Biden also released a statement where he mourned the death of Abe, saying: "I am stunned, outraged, and deeply saddened by the news that my friend Abe Shinzo, former Prime Minister of Japan, was shot and killed while campaigning. This is a tragedy for Japan and for all who knew him. I had the privilege to work closely with Prime Minister Abe. As Vice President, I visited him in Tokyo and welcomed him to Washington. He was a champion of the Alliance between our nations and the friendship between our people."

On Friday former Japan Prime Minister Shinzo Abe was shot twice with a crude, homemade shotgun by Tetsuya Yamagami, A 41-year-old former Maritime Self-Defense Force member.

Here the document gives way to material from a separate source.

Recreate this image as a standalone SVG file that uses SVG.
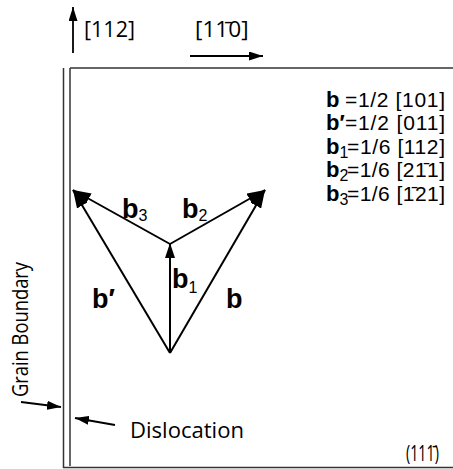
<svg xmlns="http://www.w3.org/2000/svg" width="453" height="469" viewBox="0 0 453 469">
<style>
.frame{stroke:#333;stroke-width:1.5;fill:none}
.vec{stroke:#000;stroke-width:2;fill:none}
.ax{stroke:#000;stroke-width:1.8;fill:none}
.hum{font-family:"Open Sans","Liberation Sans",sans-serif;font-size:22px;fill:#000}
.leg{font-family:"Liberation Sans",Arial,sans-serif;font-size:21px;fill:#000}
.bb{font-family:"Liberation Sans",Arial,sans-serif;font-weight:bold;font-size:27px;fill:#000}
.lb{font-family:"Liberation Sans",Arial,sans-serif;font-weight:bold;font-size:22px;fill:#000}
.sub{font-family:"Liberation Sans",Arial,sans-serif;font-weight:normal;font-size:16px;fill:#000}
</style>
<defs>
<marker id="ah" viewBox="0 0 18 12" refX="18" refY="6" markerWidth="18" markerHeight="12" orient="auto" markerUnits="userSpaceOnUse"><path d="M0,0 L18,6 L0,12 z" fill="#000"/></marker>
<marker id="ah2" viewBox="0 0 15 10" refX="15" refY="5" markerWidth="15" markerHeight="10" orient="auto" markerUnits="userSpaceOnUse"><path d="M0,0 L15,5 L0,10 z" fill="#000"/></marker>
<marker id="ah3" viewBox="0 0 14 9" refX="14" refY="4.5" markerWidth="14" markerHeight="9" orient="auto" markerUnits="userSpaceOnUse"><path d="M0,0 L14,4.5 L0,9 z" fill="#000"/></marker>
</defs>

<g id="frame">
<line class="frame" x1="63.5" y1="68" x2="63.5" y2="468"/>
<line class="frame" x1="70" y1="68" x2="70" y2="466"/>
<line class="frame" x1="70" y1="68" x2="453" y2="68"/>
<line class="frame" x1="63" y1="467.5" x2="453" y2="467.5"/>
</g>

<g id="axes">
<line class="ax" x1="73" y1="53" x2="73" y2="7" marker-end="url(#ah3)"/>
<line class="ax" x1="190" y1="56" x2="263" y2="56" marker-end="url(#ah3)"/>
</g>
<g id="axis-labels">
<text class="hum" x="84" y="37" textLength="51" lengthAdjust="spacingAndGlyphs">[112]</text>
<text class="hum" transform="translate(195,37) scale(1.03,1)" x="0" y="0">[11̄0]</text>
<text class="hum" transform="translate(406,461) scale(0.68,1)" x="0" y="0" style="font-size:21px">(111̄)</text>
</g>

<g id="connectors">
<line class="vec" x1="170" y1="353" x2="73" y2="190" marker-end="url(#ah)"/>
<line class="vec" x1="170" y1="353" x2="265" y2="190" marker-end="url(#ah)"/>
<line class="vec" x1="170" y1="353" x2="170" y2="243" marker-end="url(#ah2)"/>
<line class="vec" x1="170" y1="244" x2="73" y2="190" marker-end="url(#ah)"/>
<line class="vec" x1="170" y1="244" x2="265" y2="190" marker-end="url(#ah)"/>
</g>

<g id="vector-labels">
<text class="bb" x="122" y="218">b<tspan class="sub" dy="3">3</tspan></text>
<text class="bb" x="182" y="218">b<tspan class="sub" dy="3">2</tspan></text>
<text class="bb" x="172" y="288">b<tspan class="sub" dy="5">1</tspan></text>
<text class="bb" x="92" y="308">b′</text>
<text class="bb" x="226" y="308">b</text>
</g>

<g id="legend">
<text class="lb" x="326" y="107">b</text>
<text class="leg" x="345" y="107" textLength="100" lengthAdjust="spacing">=1/2 [101]</text>
<text class="lb" x="326" y="130">b′</text>
<text class="leg" x="345" y="130" textLength="100" lengthAdjust="spacing">=1/2 [011]</text>
<text class="lb" x="326" y="154">b<tspan class="sub" dy="4">1</tspan></text>
<text class="leg" x="347" y="154" textLength="98" lengthAdjust="spacing">=1/6 [112]</text>
<text class="lb" x="326" y="177">b<tspan class="sub" dy="4">2</tspan></text>
<text class="leg" x="347" y="177" textLength="98" lengthAdjust="spacing">=1/6 [21̄1]</text>
<text class="lb" x="326" y="201">b<tspan class="sub" dy="4">3</tspan></text>
<text class="leg" x="347" y="201" textLength="98" lengthAdjust="spacing">=1/6 [1̄21]</text>
</g>

<g id="grain-boundary">
<text class="hum" transform="translate(28,397) rotate(-90)" x="0" y="0" textLength="135" lengthAdjust="spacingAndGlyphs">Grain Boundary</text>
<line class="ax" x1="21" y1="402" x2="61" y2="407" marker-end="url(#ah3)"/>
</g>

<g id="dislocation">
<text class="hum" x="130" y="438" textLength="114" lengthAdjust="spacingAndGlyphs">Dislocation</text>
<line class="ax" x1="115" y1="425" x2="75" y2="418" marker-end="url(#ah3)"/>
</g>
</svg>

Yamagami made his makeshift shotgun to circumvent Japan's strict gun laws, which are one component of what Vox described as a "some very troubling criminal justice practices" in a 2015 exposé on why Japan maintains low crime stats. Japan does not have due process and lacks many other rights afforded to the accused in America.

The United States is about 26 times larger than the nation of Japan which adopted a democratic system of government in 1947, complete with three branches of government. Japan is an ethnically homogeneous country that maintains statistically low crime with theft being the most common crime across the country.

Violent crime in Japan has been on the decline since the 1980s and has a record of gun deaths per capita at around 0.03 per 100,000 people. In 2018 the country had a total of nine firearm weapon related deaths.

Japan has had a string of mass stabbings with blade weapons, especially in 2019, and a history of systemic organized crime. As popularized in the recent HBO miniseries "Tokyo Vice," reporter Jake Edelstein covered Japan's culture of covering up crime stats.

According to Pew, the last year with reliable and complete gun statistics in America was 2020 where 45,222 people died from gun-related injuries out of a population of 329.5 million people. That figure murders, suicide, and lesser obscure reasons for gun death.

The gun homicide rate of the United States doesn't break the top ten countries with the highest gun homicides statistically.